Sundry Sunday: What Could Possibly Go Wrong?

Sundry Sunday is our weekly feature of fun gaming culture finds and videos, from across the years and even decades.

May 22nd is the launch date of the remarkably anticipated Bubsy 4D, the most looked-forward-to Bubsy game since, well, since Bubsy 1. The franchise has been on a steady downward slope since the SNES/Genesis original, so it’s nice to see the character do good for a change, unlike literally every other original take the character had.

The original Bubsy had instant deaths, leaps of faith and gameplay so frustrating that the nine lives Bubsy started with seemed insufficient. Its designers gave Bubsy Sonic-style speed but without his spin attack. Bubsy’s only means of attack was to jump on enemies but which were often off the screen when descending from jumps. I tried playing a bit of the original Bubsy a couple of weeks ago and it turns out the game was worse than I remembered.

Bubsy wasn’t entirely a failure in the marketplace so he got four sequels, not counting the one happening later this month. One was so terrible that it became a meme.

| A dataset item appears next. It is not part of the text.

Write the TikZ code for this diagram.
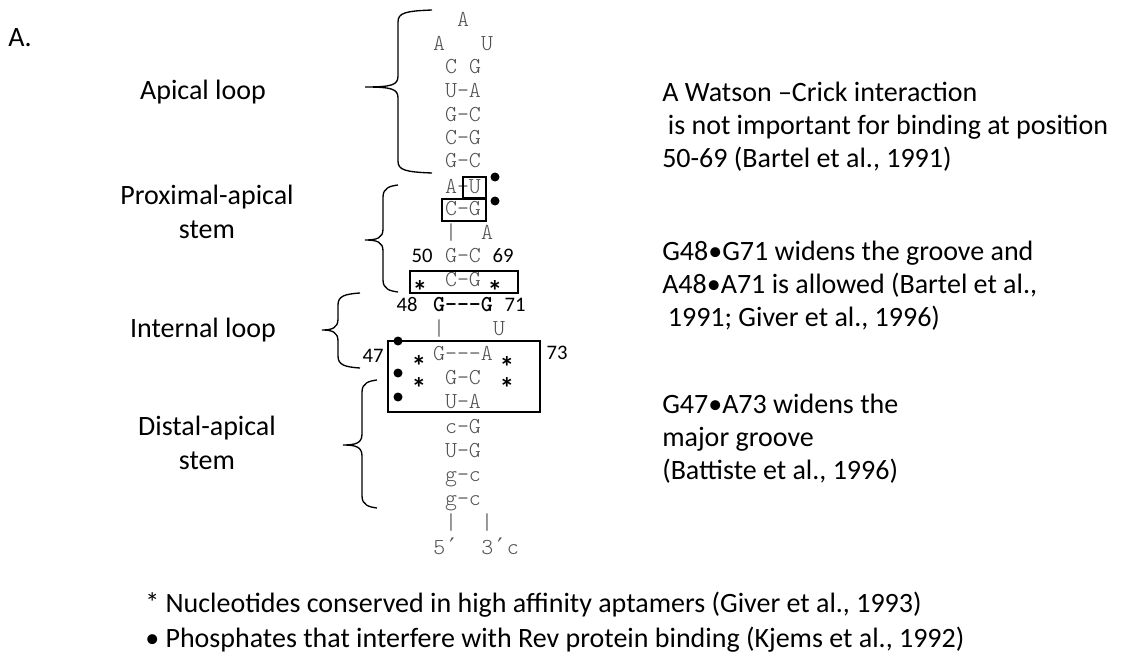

It was on the strength of that questionable success that Bubsy got a pilot for his own cartoon show. So let’s take a moment, or 28 minutes, to look back on it: the Bubsy that once was and could have been.

It was a time when lots of properties were getting one-episode days in the sun in the hopes of landing a series on Saturday mornings. They tried it with Battletoads and it failed a deserved failure. They tried it with Earthworm Jim and succeeded to the degree that it went to series, with an effort that many agree was pretty okay! Now it was Bubsy’s turn. What could possibly go wrong?

This, this is what could go wrong. With original commercials too.

I don’t want to heap too much scorn on the back of a 30-year-old pilot for a failed cartoon show. Its flaws now should be more than evident. Jokes are fired off much too quickly and have no room to breathe, and the sound design is confusing and hyperactive. Compare the Bubsy But lots of shows had problems like those. Earthworm Jim among them, but strong writing saved it. Compare either show to some classic Looney Tunes to get a sense of how far cartoons had fallen. No one expected SatMorn cartoons to measure up to the lushness of the Termite Terrace animators, but they could have slowed themselves down and had more faith in their gags.

By that point the writing was already on the wall for Saturday morning. A decades-long television tradition was on the way out, hurried on its way by cable channels that devoted themselves to showing cartoons all the time instead of just once a week. But at least it was allowed to linger a bit; a Saturday morning Bubsy show could have just killed it outright.